I hereby offer my apology to every environment artist working in games, past, present and future. How many hours do they spend creating lavish, gorgeous, massive open worlds? Hundreds? Thousands? Huge teams spend years bringing to life spaces we could only dream of exploring—resplendent fantasy vistas and detailed historical reimaginings both. And how do I respond to this work? By running face first into a mountain.
My strongest memories of Skyrim are of being pressed against a cliff texture. Yes, it's a game filled with big moments—the dragon attacks, the dramatic battles, the fun sidequests discovered in unlikely locations—but those are punctuations on a game that's often about simply travelling through an enormous world.
Less than an hour into a fresh playthrough, I'm rubbing up against the mountain west of Riverwood, trying to carve my own path to Bleak Falls Barrow in an effort to retrieve a golden claw stolen from a nearby shop. Presumably there is a path that leads here—a painstakingly crafted and playtested route that will contain just enough adventure and excitement to make for a satisfying journey. And yet I've never found it.
Skyrim, like most RPGs, has a compass that points to your next destination. And me, like most idiots, treats that not as a helpful guide, but an absolute beacon of truth. The shortest distance between two points is a straight line. Or, more often, a straight line that leads through a mountain that eventually becomes too steep to climb.
The trick to climbing in Skyrim is persistence. If a mountain cliff becomes impassable, keep going anyway. Keep moving forward, but tilt your mouse to the left or right to start sliding along the horizontal axis. As long as you keep holding the W key, you'll almost never lose vertical position. Eventually you'll start to see opportunities for gaining height—gentler slopes that, with the help of some risky jumps, yield greater elevation.
Am I ruining my own sense of immersion? Yes, but I'd argue that I'm doing so in a way that makes me appreciate the game even more.

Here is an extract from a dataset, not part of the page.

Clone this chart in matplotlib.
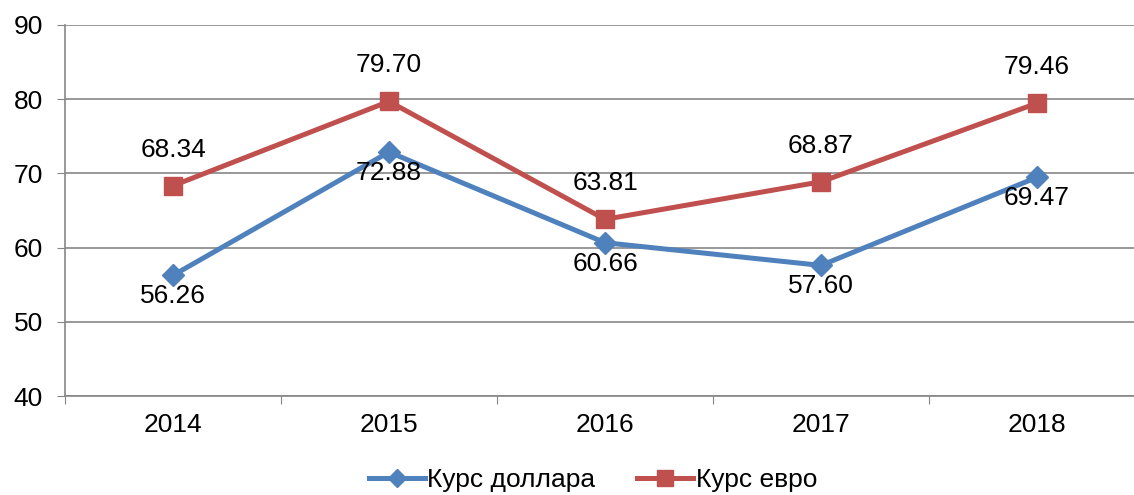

It's tempting to think about escapism purely in terms of the fantasy a game is trying to depict. You're the chosen one, fighting back alone against the forces of darkness. You're the cowboy, railing against the greed and corruption of the civilised world. You're the truck driver, shipping essentials across the highways of Europe. But your lasting impression of a game is more than just the fantasy it's trying to sell. It's about the way you chose to play.
Games once held a sense of mystery and wonder. As a child, it felt like anything was possible in these rudimentary worlds. Eventually, though, my knowledge of what games could do—what they could be—started to grow. Even as the worlds became bigger and more complex, the infinite possibility space closed in. While plenty of games surprise with their ideas and execution, the sense of magic was lost. I used to think that was a sad thing, but I've grown to appreciate the relationship that forms in a work that's familiar and known.
There is no mystery left in Skyrim. I've played it for hundreds of hours. I've modded it. I've looked inside its editor to find out what makes it tick. And it turns out there's escapism in predictability and order. Our world is chaotic to the point of feeling random. The relationship between cause and effect is so cosmically vast as to be beyond human understanding. In games, though, it can be reassuring to see the edges of a world; to find the limitations of the simulation. If you know what a game can be—if you understand its rules and design—you can also create tricks to turn it to your advantage.
In games, you can run at a cliff until you reach the top. What could be more empowering than that?